Balanced Parenting: An Unattainable Myth or An Idealized Reality

Balanced Parenting: An Unattainable Myth or An Idealized Reality

Balanced parenting is the idea that you strike a perfect balance between nurturing and controlling when parenting your children. The people who propose it as a goal note that too much controlling or rules is not good, and that too much nurturing at the expense of discipline can also be bad. Obviously, both of these things are true. We’ve all seen kids whose parents are too strict and controlling and kids whose parents have the attitude of “anything goes” and it is tempting to try to find a middle ground, but what about a perfect balance?

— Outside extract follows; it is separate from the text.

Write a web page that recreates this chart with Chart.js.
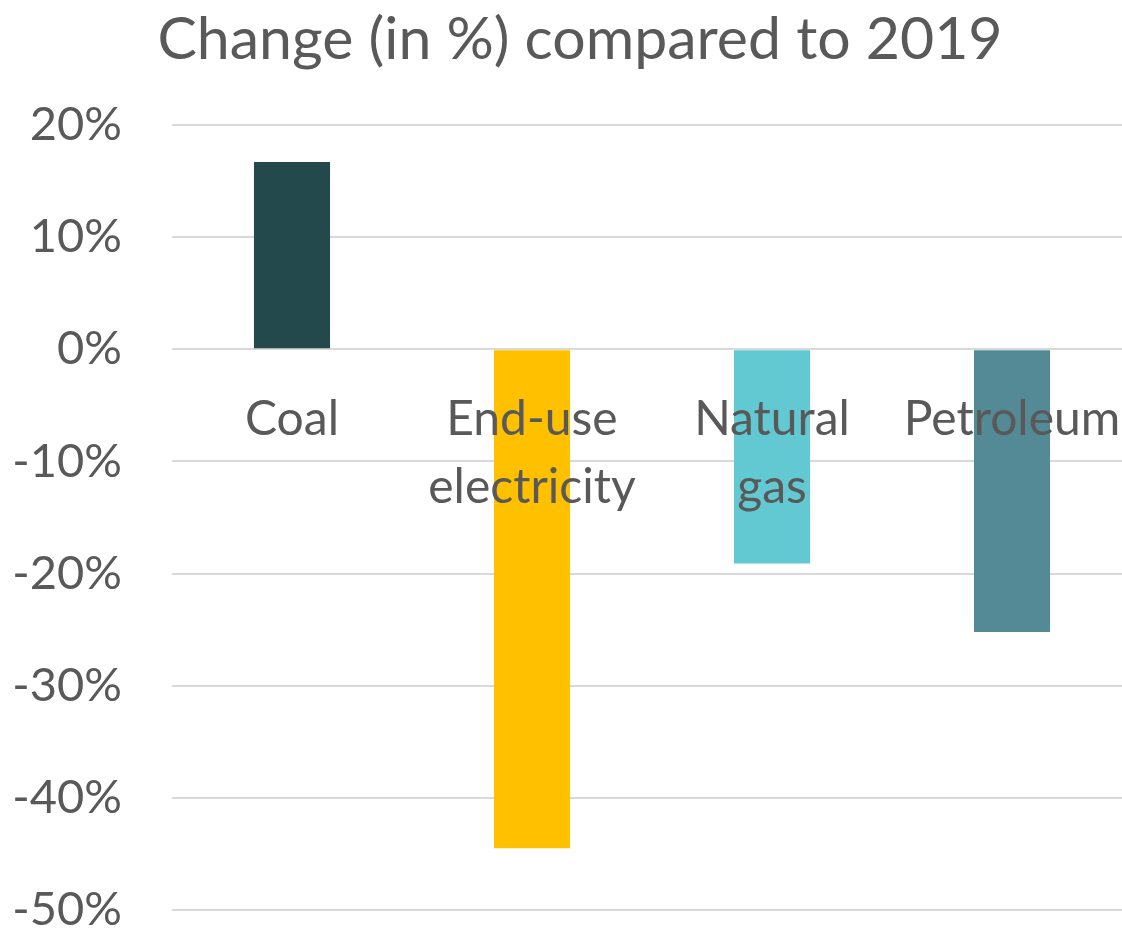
<!DOCTYPE html>
<html>
<head>
<meta charset="utf-8">
<script src="https://cdn.jsdelivr.net/npm/chart.js@4/dist/chart.umd.min.js"></script>
<style>
  html, body { margin: 0; padding: 0; background: #fff; overflow: hidden; }
  #wrap { width: 1132px; height: 929px; }
</style>
</head>
<body>
<div id="wrap"><canvas id="myChart"></canvas></div>
<script>
const categories = ['Coal', ['End-use', 'electricity'], ['Natural', 'gas'], 'Petroleum'];
const changeValues = [16.7, -44.5, -19.1, -25.2];
const barColors = ['#23494D', '#FFC000', '#62C9D2', '#548A96'];
const yTicks = [20, 10, 0, -10, -20, -30, -40, -50];
const chartTitle = 'Change (in %) compared to 2019';

const textColor = '#595959';

// title drawn by hand so it can sit off-centre like the original
const titlePlugin = {
  id: 'manualTitle',
  afterDraw(chart) {
    const ctx = chart.ctx;
    ctx.save();
    ctx.font = '59px Lato';
    ctx.fillStyle = textColor;
    ctx.textAlign = 'center';
    ctx.textBaseline = 'alphabetic';
    ctx.fillText(chartTitle, 580, 59);
    ctx.restore();
  }
};

function createChart() {
  const ctx = document.getElementById('myChart').getContext('2d');
  return new Chart(ctx, {
    type: 'bar',
    data: {
      labels: categories,
      datasets: [{
        label: 'Change',
        data: changeValues,
        backgroundColor: barColors,
        borderWidth: 0,
        categoryPercentage: 1,
        barPercentage: 0.317
      }]
    },
    options: {
      responsive: true,
      maintainAspectRatio: false,
      animation: false,
      layout: { padding: { top: 125, bottom: 19, left: 0, right: 0 } },
      plugins: {
        legend: { display: false },
        title: { display: false },
        tooltip: { enabled: false }
      },
      scales: {
        x: {
          position: { y: 0 },
          offset: true,
          afterFit(scale) {
            scale.paddingLeft = 0;
            scale.paddingRight = 0;
          },
          grid: { display: false },
          border: { display: false },
          ticks: {
            z: 1,
            color: textColor,
            font: { family: 'Lato', size: 48, lineHeight: 1.4 },
            padding: 29,
            maxRotation: 0,
            autoSkip: false
          }
        },
        y: {
          min: Math.min(...yTicks),
          max: Math.max(...yTicks),
          afterBuildTicks(scale) {
            scale.ticks = yTicks.map(v => ({ value: v }));
          },
          afterFit(scale) {
            scale.width = 172;
            scale.paddingTop = 0;
            scale.paddingBottom = 0;
          },
          grid: { color: '#D9D9D9', lineWidth: 2, drawTicks: false },
          border: { display: false },
          ticks: {
            color: textColor,
            font: { family: 'Lato', size: 47, lineHeight: 0.75 },
            padding: 50,
            callback: v => v + '%'
          }
        }
      }
    },
    plugins: [titlePlugin]
  });
}

let chart = createChart();
</script>
</body>
</html>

A simplistic solution would be to alternate your “yes” and “no” so that you end up with the same amount, however, in real life, this would never work. Imagine if you tried this and your children figured out the pattern?

“Can I have more orange juice?”
“Yes.”
“Do I have to clean up my dishes?”
“No.”
“May I have twenty dollars?”
“Yes.”

Definitely unworkable! Besides, the balance may be the wrong way to go anyway. Maybe half and half isn’t even the right ratio. Perhaps, as you probably already suspect the ratio would change for each individual child, some need more nurturing, others needing more rules. Things get tricky quickly if you have more than one child, nurturing the one that needs more while putting more boundaries on the one who needs guardrails may be seen as “picking favorites” or worse.

What’s a parent to do?

What matters

It’s easy to lose sight of the goal when you’re surrounded with rabbit trails of parenting advice. Remember what is important, you’re raising children to become adults. What kind of adult do you want your kid to be? This is the prime question and the amazing answer to all your problems.

Generally, we want adults to be confident, honest, hard-working, caring, kind, pleasant to be around, loyal and smart. Maybe you’ll add in a few other “wants” but if you can get this list accomplished you’re doing better than most.

So we start from a premise of “how does this thing I’m doing accomplish these goals?” and we work from there.

Rules should be focused on achieving one of these goals or preventing the opposite from happening, with the understanding that no child can or will follow every rule every time. Make sure that when you’re making a rule that it is clear, important, and easy to abide by. Rules that keep a child safe, or help them understand to respect others are a must. Manners are important, but make sure what you’re requiring is actually relevant and not just something silly people get hung up on for no reason.

Nurturing comes in when you realize that a child breaking a rule always has a reason for it, even if they can’t or won’t tell you what that reason is. Maybe they were over-tired, over-stimulated, or just being asked to do something they developmentally weren’t ready for. Perhaps they were doing just fine and testing the waters of rebellion to see what would happen. Regardless, it’s good to remember that kids are not mini-adults, but people who are figuring the world out and sometimes those experiments don’t make a lot of sense to us. It’s important to find a way to nurture a child through this without shaming them, making them feel like a failure, or damaging your relationship.

When the trouble starts

While balanced parenting in the sense of a perfectly even amount of rules and nurturing can be impossible and maybe not even a recommended path to take, the effects of unbalanced parenting are wide-reaching and negative.

Too many rules

If you have too many rules and micromanage your children you might find they have little self-confidence and often do not have the courage to make their own choices. This leads to low self -esteem and often the inability to make friends and maintain friendships. You can do a double-check to see that you’re not being to controlling by making sure you’re not overly critical of your children’s habits to the point that they feel paranoid, overriding your children’s feelings and discounting their preferences, treating any independence on your child’s behalf as a rejection towards you, treating your kids like they have to earn your support by obeying you always.

Too permissive

If you’re too permissive your children may act out trying to remedy the situation. Kids thrive on routine and boundaries if your rules are unclear or inconsistent it sets up a situation where your child will continually test them to find out where the line really is, and this sets you up for a lot of frustration and lashing out arbitrarily. If you ignore your child’s rebellion in matters where they are behaving unsafely or when it hurts their friendships you can be setting them up for a very unhappy life.

Coming back from the brink

You may have realized there are areas where you’re too strict or too permissive and want to know how to get back to a more balanced existence. The best advice is, to be honest with your child, explain that new boundaries are needed and work together to stick to the new plan. Give your child space to be angry or resentful and keep in mind that more rules are not always the answer. Have an attitude of grace during the adjustment period but keep things as consistent as possible. It’s okay to realize that your child broke a rule because of circumstances outside their control and maybe give them a little bit of a break but the conversation about following the rules and reasons they are important still needs to happen.

Head off trouble by trying to avoid enforcing rules during times when it’s better to be more lenient like when your child is over-tired or ill, and rely on nurturing to help your child learn to express and cope with the negative emotions that happen when they are caught doing things they know they shouldn’t.

Learning balance is a lifetime journey, and you may mess up along the way, but give yourself some room for that, no parent is perfect just like no child is perfect, we can only try our best.